Войдя в парикмахерскую, он спросил крайнего, занял очередь и разделся, получив гнутый алюминиевый номерок взамен плаща. Пригладил у зеркала волосы и сел на лавку.

Пахло тем, чем всегда пахнет в парикмахерских: мешаниной одеколонов и немного сыростью.
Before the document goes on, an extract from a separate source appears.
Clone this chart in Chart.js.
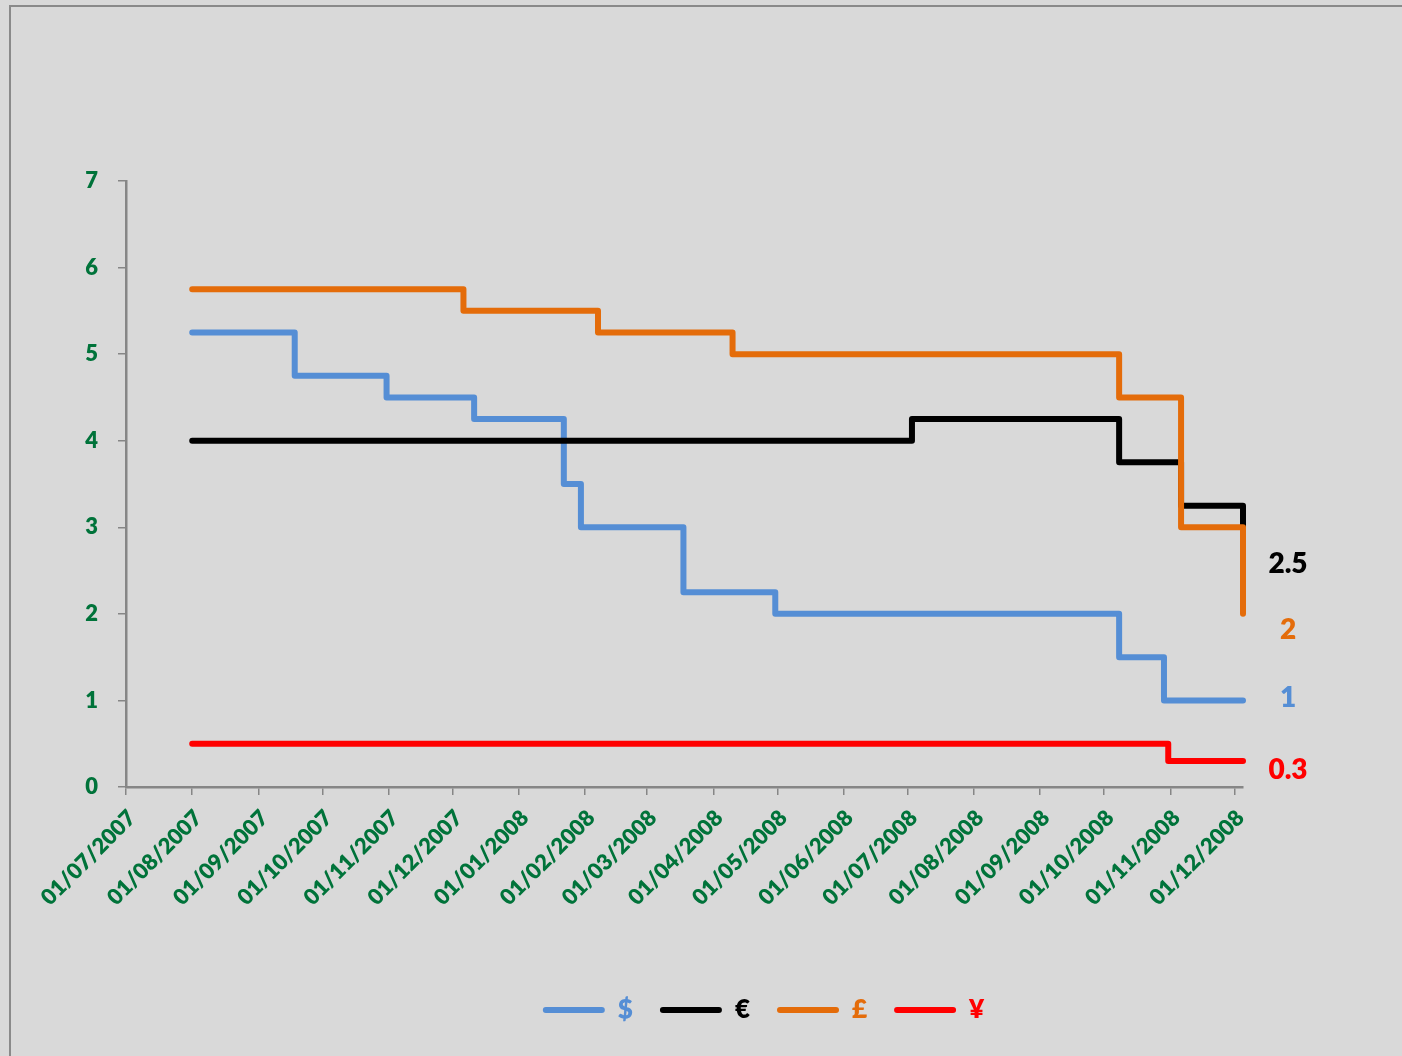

Из-за двери доносилось стрекотание машинки.

Когда подошла его очередь, Ноготков заглянул в зал, а затем попросил пройти следующего, объяснив это тем, что он стрижется всегда у одного и того же мастера.

– Заходите, кто там!.. – послышалось через несколько минут.

Вздрогнув и наклонив голову так, будто хотел до поры остаться неузнанным, он быстро прошагал к свободному креслу и сел.

Увидев Ноготкова, Галя резко выпрямилась, несколько секунд смотрела на него в упор, потом сорвалась с места и, швырнув по дороге простынку, скрылась в подсобке.

Ноготков поерзал в кресле и сел прямо.

Через минуту вышла другая женщина – полная, в белом, хрустящем, как свежая вафля, халате, наброшенном на плечи поверх красной мохеровой кофты. Она его давно знала. И он ее давно знал – это была заведующая.

– Пересядьте в другое кресло, – сухо сказала она и подчеркнуто вежливо добавила: – Пожалуйста. Пересядьте. Мастер Ноготкова вас стричь не будет.

– Здравствуйте, – тоже подчеркнуто вежливо сказал Ноготков, глядя на ее отражение в зеркале.

– Здравствуйте, – механически ответила она.

– Мне мастер Ноготкова нужна, – хотел сказать Ноготков совершенно ровно, однако в самом конце фразы голос все-таки предательски дрогнул.

Заведующая была почти равнодушна.

– Вы задерживаете, – заметила она. – Не задерживайте. Попрошу вас…

– Дайте, пожалуйста, жалобную книгу, – сказал Ноготков.

Это была самая трудная реплика. Ему всегда приходилось силой выталкивать из себя эти слова. Дальше все шло гладко, но этой фразы он стыдился.

– Вы издеваетесь, – бесстрастно сказала заведующая.

– Я не издеваюсь, – возразил Ноготков, расправляя полы пиджака нервными пальцами. – Я просто хочу вписать жалобу. Я имею право стричься у одного и того же мастера. Вы мне это почему-то запрещаете. На каком основании? Дайте книгу, я впишу жалобу.

– Вы лучше на себя пожалуйтесь! – посоветовала заведующая.

– Вы меня не учите, на кого жаловаться, – сухо сказал Ноготков. – Я сам знаю, на кого жаловаться.

– Почему же не поучить, если вы себя вести не умеете! – победно съязвила вдруг заведующая, выходя из роли. – Вам хоть стыдно-то бывает?

– Что вы себе позволяете? – спросил Ноготков. – Дайте книгу!

В дверном проеме торчали головы клиентов, ожидавших своей очереди. Они не роптали на задержку. Напротив. Ноготков понимал – жизнь бедна развлечениями.

Он повел шеей так, словно она была в щетинном воротнике, и стал смотреть на свое отражение.